The ECHL is the third tier of professional hockey in North America. It’s basically one step above that beer league at your local arena and franchises move or fold so often that one somehow ended up in Alaska despite the first two letters of the league’s acronym standing for “East Coast.” The loose, low-stakes nature of the ECHL is evident in everything from its pre-game ceremonies to these five team logos, which show how hilarious hockey teams can be when they give no fucks:
This guy is stuck somewhere between a villain from that ‘90s Batman cartoon and a Wampa. If you thought hockey equipment smelled bad under a jersey, you definitely don’t want to get a whiff of the inside of that parka.

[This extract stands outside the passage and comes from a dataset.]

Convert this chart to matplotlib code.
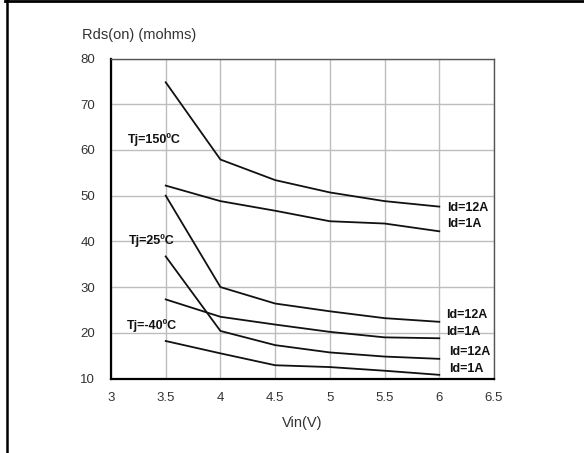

I think the alligator is supposed to double as a skate boot, which would be difficult to pull off, as anyone with experience wearing alligators will tell you.
Greenville Swamp Rabbits
The alternate version of this logo looks like Bugs Bunny’s half-brother Brett, who found his calling in competitive sports instead of smooth talking and carrot thieving. And I have no idea what’s going on with his stick.
This is all wrong. Why is the Disney horse so upset? And who thought it would be a good idea to give it skates and a stick? Horses + ice = bad news. It’s basic math, Missouri.
Orlando Solar Bears
Global warming never seemed so cool, even if the energy requirement for making ice in Orlando is part of the problem. At least now we know where the Coca-Cola bear spends his offseason.